Сборник "Поэтика кино" продвинул вперед киноведение вообще и особенно теорию монтажа (см. характерное для «нового» периода утверждение: "Роль в кино создается монтажом". – В кн.: С. Д. Васильев. Монтаж кинокартины. Л., 1929; см. главу "Монтаж как самостоятельный художественный фактор", стр. 51). Ср., однако, в книге, вышедшей одновременно со сборником: "Следует бороться с распространяющимся за последнее время среди наших лучших режиссеров мнением, что монтаж – главная и чуть ли не единственная форма творчества в кино. Мы не говорим уже о том, что среди людей кино, особенно у нас, распространено наивное мнение <…> что монтаж – это особая стихия, свойственная, в отличие от других видов искусства, только кино" (Г. Болтянский. Культура кинооператора. М.-Л., 1927, изд. ГАХН, стр. 56).

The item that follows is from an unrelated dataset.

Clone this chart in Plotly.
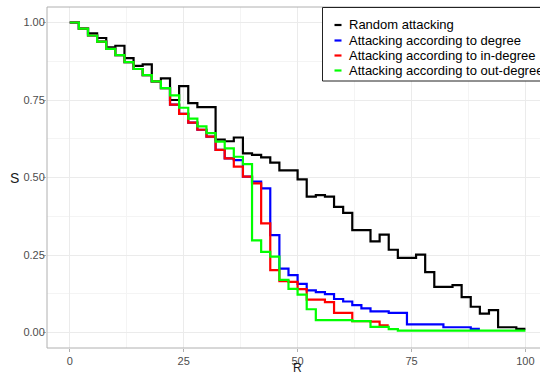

Эйзенштейновская теория монтажа, так же как литературная теория Тынянова, утверждала представление о художественном явлении (будь это кинофильм или литературное произведение) как о системе средств, а не о наборе «хороших» средств, настаивала на функциональном значении любой части целого произведения ("Сущность кино надо искать не в кадрах, а в сопоставлении кадров <…>" – С. Эйзенштейн. Избр. произведения, т. 2. М., 1964, стр. 277). Представляется характерной близость полемического понимания Эйзенштейном монтажа как столкновения, а не сцепления кадров ("За кадром", 1929, – там же, стр. 289–290 и др.) и тыняновской мысли о «скачковости» кино (не «связь», а «смена» кадров; см. особенно гл. 10). Постоянное обращение Тынянова в этой работе к вопросу об эволюции приемов кино заставляет увидеть в этом параллель к его пониманию литературной эволюции, формирующемуся в эти же годы. Мысль Тынянова об «окрашенности» одного кадра другим, развившаяся также из литературной его теории (закон "тесноты стихового ряда"), оказывается в прямой близости к мыслям Эйзенштейна о "доминанте монтажа" – и "куске – указателе, который сразу «окрестит» весь ряд в тот или иной признак" (т. 2, стр. 46).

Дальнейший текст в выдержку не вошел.